Martínez aparcó el coche, ese que nadie sabía por qué marchaba y se puso a caminar tranquilamente por la calle de Socuéllamos, camino de la plaza, con su sobrino Juan de Mata. Juan de Mata parecía más delgado de lo que era pues vestía siempre de negro, afectadamente. Martínez se llevaba bien con su sobrino Juan de Mata, algunas veces paseaban juntos y de vez en cuando echaban una brisca de a nada o unas siete y media de capirote.
—¡Arrastro!
—Eso que haces tú, Juan de Mata, no es jugar a la brisca ni a nada, eso es tirar cartas a buen tuntún… y como eres tonto siempre te sale y ganas.
Juan de Mata, ponía sonrisa de memo y con eso lo arreglaba todo. Y la cosa seguía igual un día que el pasado.
Martínez tocaba la guitarra por cifra y estaba componiendo el Gran Vals de Tárrega, de nuevo (tití… tití…titití… brdolm… brdlom… brdlom… etcétera) y como si fuese sacado de la cabeza del maestro castellonense. Para ello y aplicando el método de Stanislavsky se metía en el alma de don Francisco para que así le surgiesen los sonidos que años antes emanaron de la cabeza del artista. Durante los quince minutos que duraba su labor compositiva y musical se ponía una barba postiza, se tocaba con un sombrero y se calzaba sobre la nariz unas antiparras doradas. En tres años había compuesto estrofa y media, transcrita por Sánchez, el bombardino de la Sinfónica Santa Cecilia.
Mientras Martínez andaba en faenas compositivas, Juan de Mata se repantingaba cómodamente en un sillón de orejas, con el dedo en el bozo y la mirada perdida. Por lo visto Borges relató que don Pierre Menard compuso El Quijote usando la misma técnica que Martínez. Después se iban a tomar una leche manchada al casino de la Plaza, moviendo la cucharilla mesuradamente y mirando, ambos, al cielo raso.
Juan de Mata, el sobrino, va para poeta.

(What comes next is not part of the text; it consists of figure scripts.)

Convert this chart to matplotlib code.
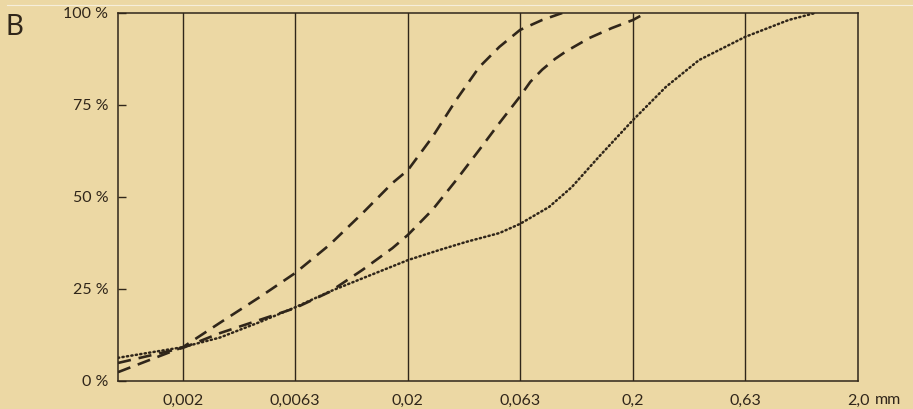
"""Korngrößenverteilung (Sieblinien) dreier Proben auf logarithmischer Achse."""

import matplotlib

matplotlib.use("Agg")
import matplotlib.pyplot as plt
from matplotlib.lines import Line2D

BG = "#ecd8a4"
INK = "#30261a"

# Korngrößen-Grenzen (mm) und Beschriftungen
grid_sizes = [0.002, 0.0063, 0.02, 0.063, 0.2, 0.63, 2.0]
grid_labels = ["0,002", "0,0063", "0,02", "0,063", "0,2", "0,63", "2,0"]
pct_ticks = [0, 25, 50, 75, 100]
pct_labels = ["0 %", "25 %", "50 %", "75 %", "100 %"]

# Probe 1 (Striche, steil)
size_a = [0.00103, 0.002, 0.00292, 0.00439, 0.0063, 0.00897, 0.01257, 0.01707,
          0.02, 0.0257, 0.0328, 0.0415, 0.051, 0.063, 0.079, 0.097]
pct_a = [2.4, 9.2, 15.8, 22.8, 29.3, 37.0, 45.6, 53.8,
         57.3, 66.3, 76.4, 85.3, 90.8, 95.4, 98.1, 100]

# Probe 2 (Striche, mittig)
size_b = [0.00103, 0.002, 0.00292, 0.00439, 0.0063, 0.00897, 0.01257, 0.01707,
          0.02, 0.0257, 0.0328, 0.0415, 0.051, 0.0624, 0.07, 0.079, 0.09,
          0.101, 0.128, 0.161, 0.2, 0.228]
pct_b = [4.9, 9.0, 13.0, 16.6, 19.8, 24.2, 30.2, 36.1,
         39.7, 46.5, 54.6, 62.8, 70.1, 77.0, 81.3, 84.6, 87.5,
         89.6, 93.2, 95.9, 98.1, 100]

# Probe 3 (gepunktet)
size_c = [0.00103, 0.002, 0.00292, 0.00439, 0.0063, 0.00897, 0.0201, 0.0276,
          0.0363, 0.051, 0.063, 0.0848, 0.107, 0.141, 0.2, 0.28, 0.393, 0.63,
          0.984, 1.29]
pct_c = [6.3, 9.2, 11.8, 16.0, 20.0, 24.3, 32.9, 35.6,
         37.8, 40.2, 42.7, 47.3, 52.7, 60.9, 70.9, 79.9, 87.2, 93.5,
         98.1, 100]

plt.rcParams["font.family"] = ["Lato", "DejaVu Sans"]

W, H = 913, 409
fig = plt.figure(figsize=(W / 100, H / 100), dpi=100, facecolor=BG)
ax = fig.add_axes([118 / W, 28 / H, 740 / W, 368 / H])
ax.set_facecolor(BG)

for s in grid_sizes[:-1]:
    ax.axvline(s, color=INK, lw=1.0, zorder=1)

dash = dict(color=INK, lw=1.9, dashes=(5, 3), dash_capstyle="butt", zorder=3)
ax.plot(size_a, pct_a, **dash)
ax.plot(size_b, pct_b, **dash)
ax.plot(size_c, pct_c, color=INK, lw=1.8, linestyle=(0, (0.5, 1.3)),
        dash_capstyle="round", zorder=3)

ax.set_xscale("log")
ax.set_xlim(0.00103, 2.0)
ax.set_ylim(0, 100)
ax.set_xticks(grid_sizes)
ax.set_xticklabels(grid_labels)
ax.minorticks_off()
ax.set_yticks(pct_ticks)
ax.set_yticklabels(pct_labels)
ax.tick_params(axis="x", length=0, pad=9, labelsize=11.5, colors=INK)
ax.tick_params(axis="y", direction="in", length=6, width=1.0, pad=7,
               labelsize=11.5, colors=INK)
for spine in ax.spines.values():
    spine.set_color(INK)
    spine.set_linewidth(1.1)

fig.text(875 / W, 1 - 400 / H, "mm", fontsize=11.5, color=INK, va="center", ha="left")
fig.text(6 / W, 1 - 35 / H, "B", fontsize=20, color=INK, va="baseline", ha="left")
fig.add_artist(Line2D([7 / W, 1], [1 - 4.5 / H] * 2, color="#f6eedb", lw=0.8))

fig.savefig("out.png", dpi=100, facecolor=BG)
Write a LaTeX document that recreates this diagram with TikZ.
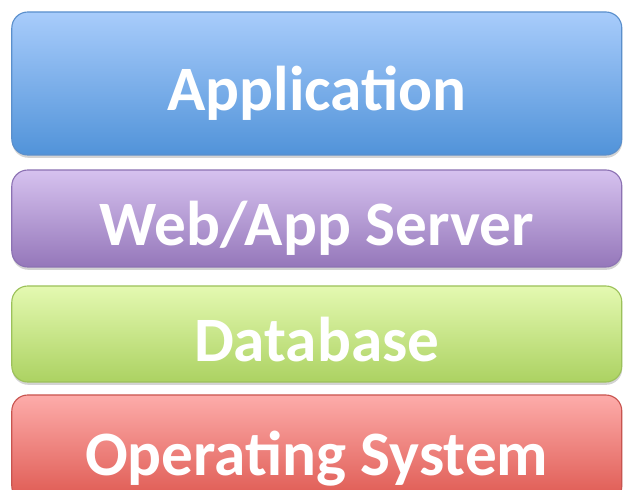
\documentclass[tikz,border=0pt]{standalone}
\usepackage{fontspec}
\setmainfont{Carlito}
\usepackage{tikz}
\usetikzlibrary{shadows}
\definecolor{apptop}{HTML}{A8CCFB}
\definecolor{appbot}{HTML}{5193D9}
\definecolor{appline}{HTML}{5A8FCC}
\definecolor{webtop}{HTML}{D6C2EF}
\definecolor{webbot}{HTML}{9577BA}
\definecolor{webline}{HTML}{8C72B3}
\definecolor{dbtop}{HTML}{E4F9B1}
\definecolor{dbbot}{HTML}{ACD262}
\definecolor{dbline}{HTML}{9CC15A}
\definecolor{ostop}{HTML}{FDACAA}
\definecolor{osbot}{HTML}{DE5850}
\definecolor{osline}{HTML}{C8544F}
\tikzstyle{layer} = [rectangle, rounded corners = 0.4cm, line width = 0.8pt, minimum width = 15.25cm, text = white, font = \fontsize{45}{54}\selectfont\bfseries, text height = 1.36cm, text depth = 0cm, drop shadow = {opacity = 0.35, shadow xshift = 0.3pt, shadow yshift = -2pt}]

\begin{document}
\begin{tikzpicture}
\useasboundingbox (0, 0) rectangle (15.575, -12.25);
\node [layer, draw = appline, top color = apptop, bottom color = appbot, minimum height = 3.575cm] (app) at (7.92, -2.0875) {Application};
\node [layer, draw = webline, top color = webtop, bottom color = webbot, minimum height = 2.425cm] (web) at (7.92, -5.4625) {Web/App Server};
\node [layer, draw = dbline, top color = dbtop, bottom color = dbbot, minimum height = 2.4cm] (db) at (7.92, -8.35) {Database};
\node [layer, draw = osline, top color = ostop, bottom color = osbot, minimum height = 2.675cm] (os) at (7.92, -11.2125) {Operating System};
\end{tikzpicture}
\end{document}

El santo por el que le pusieron el nombre fue el fundador de la orden de los trinitarios, que rescataban cautivos e imágenes de Nuestro Señor «Gloria a ti, Trinidad, y a los cautivos libertad». Juan de Mata, el sobrino de Martínez compone tetrástrofos monorrimos con mucha aplicación y usando adjetivos tan arcaicos y altisonantes como en el tiempo en el que se estilaba la mentada estrofa. Intenta afanosamente redimir a todo el orbe, se conoce que emulando a su santo patrón.
A lo que íbamos, Martínez y su sobrino el aprendiz de poeta avanzan por la calle de Socuéllamos, camino de la plaza, al casino. Van en busca de Sánchez el bombardino. Realmente es Martínez el que va en busca del músico, Juan de Mata va a sentarse cómodamente con el dedo índice en el bozo, mirar el cielo raso y buscar adjetivos altisonantes y polisílabos.
Parece ser que a pesar de la amistad y de la colaboración transcriptora de fusas, Sánchez había dicho a quien le quiso oír que Tárrega, no sabía una palabra de música.
—No sabe decir música.
Martínez estaba furioso a pesar de su laconismo, su pacifismo y su escepticismo. Sánchez negaba algo impepinable, evidente.
Se lo encontró en el velador de siempre, tan vulgar como de costumbre y haciendo trampas a la baraja, atávicamente.
—¡Vamos a ver! ¿Y de los Recuerdos de la Alhambra, qué me dice usted de los Recuerdos de la Alhambra?
—¿Los Recuerdos? ¿Qué quiere que le diga? Pichí pichá.
Ese era el atrevimiento de los bombardinos del que Martínez tanto había oído hablar. La desvergüenza de los bombardinos…
—¡Inaudito! —exclamo Martínez, propinándole al bandista un guantazo en la oreja derecha.
El soplador fue a zurrarle la badana a Martínez, a pesar de que Morales el mesero intentaba sujetarlo. El sobrino redentor y poeta vio una oportunidad, cuando Sánchez tenía al tío a tiro de manotada, se interpuso entre ambos.
—¡Paz y amor, hermanos! ¡No ensuciéis vuestras conciencias con violencia innecesaria!
Y se llevó la galleta.
Todo el casino estalló en una carcajada. Los contendientes se abrazaron entre risas y la cosa quedó en nada. Definitivamente Juan de Mata, el meritorio de poeta, iba para redentor del mundo.